A palavra “saudade” é uma das mais difíceis de traduzir para outras línguas. Expressa um sentimento complexo e profundo que mistura amor, ausência, distância, memória e esperança. Quem nunca sentiu a falta de alguém que ama, de um lugar que visitou, de um tempo que passou ou de algo que ainda não aconteceu?
Mas de onde vem esta palavra tão singular e tão nossa? Como surgiu e se desenvolveu na língua portuguesa? Quais as suas raízes etimológicas e influências culturais?
A hipótese mais aceite pelos estudiosos é a de que a palavra “saudade” provém do latim “solitatem”, que significa solidão. Esta palavra passou pelo galego-português, a língua falada na Península Ibérica entre os séculos IX e XIV, como “soidade”. Depois, sob a influência de palavras como “saúde” e “saudar”, evoluiu para “saudade”.

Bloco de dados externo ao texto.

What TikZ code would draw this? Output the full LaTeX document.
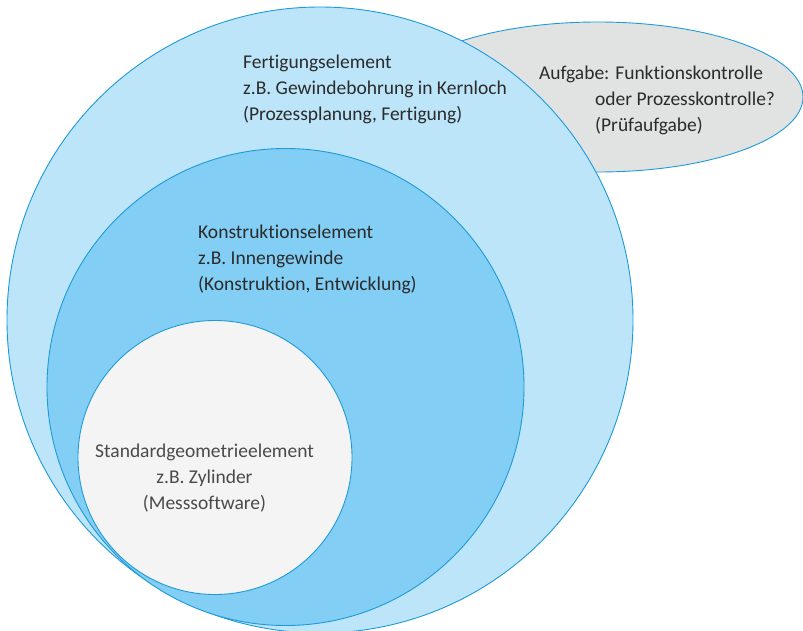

Esta origem latina explica o sentido de vazio e ausência que a palavra transporta. Quem sente esta emoção está só, sem a presença da pessoa ou coisa que deseja. Mas a saudade também tem um lado positivo, pois revela o valor e a importância do que se perdeu ou espera.
Outra possibilidade é que a palavra “saudade” tenha origem árabe, de palavras como “saudah” ou “suwayda”, que significam “humor negro, melancolia”. Estas palavras estariam relacionadas com a teoria dos quatro humores, segundo a qual o equilíbrio entre eles determinava o estado físico e emocional das pessoas.
A influência árabe na língua portuguesa é inegável, pois os muçulmanos dominaram grande parte da Península Ibérica durante quase oito séculos (711-1492). Muitas palavras de origem árabe entraram no nosso vocabulário, sobretudo nas áreas da ciência, da arte, da agricultura e da culinária.
No entanto, esta hipótese árabe para a origem da palavra não é muito convincente, pois não existem evidências históricas ou filológicas que a sustentem. Além disso, o sentido de melancolia não abrange toda a riqueza e complexidade da “saudade”.
Independentemente da sua origem etimológica, a verdade é que esta palavra se consolidou na língua portuguesa graças à literatura. Os poetas e escritores foram os principais responsáveis por explorar e divulgar este sentimento tão nosso.
A saudade está presente em obras fundamentais da nossa cultura, como os cantares de amigo da poesia trovadoresca medieval, as cartas de amor de Pedro e Inês de Castro no século XIV, os versos nostálgicos de Camões no século XVI, as elegias sentimentais de Bocage no século XVIII, as confissões românticas de Almeida Garrett no século XIX, as reflexões existenciais de Fernando Pessoa no século XX e as crónicas intimistas de Miguel Torga no século XXI.
Este sentimento é também um tema recorrente na música popular portuguesa, sobretudo no fado, considerado o género musical nacional por excelência. O fado exprime a alma portuguesa, marcada pela nostalgia do passado glorioso, pela angústia do presente incerto e pela esperança de um futuro melhor.
A palavra “saudade” é um dos símbolos da cultura lusófona. Representa uma forma única de sentir e viver o mundo e revela uma identidade coletiva construída ao longo dos séculos através da história, da geografia, da religião e da arte.
Não existe uma tradução exata para esta palavra noutras línguas. Algumas tentativas são: nostalgia (inglês), añoranza (espanhol), manque (francês), Sehnsucht (alemão), dor (romeno), скучать (russo), 想念 (chinês), 懐かしい (japonês). Mas nenhuma delas consegue captar toda a essência e profundidade da “saudade”.
Por isso, muitos estrangeiros acabam por adotar esta palavra quando aprendem português ou visitam os países lusófonos. Reconhecem que este sentimento é algo especial, intransmissível e percebem que é uma marca distintiva da nossa língua e cultura.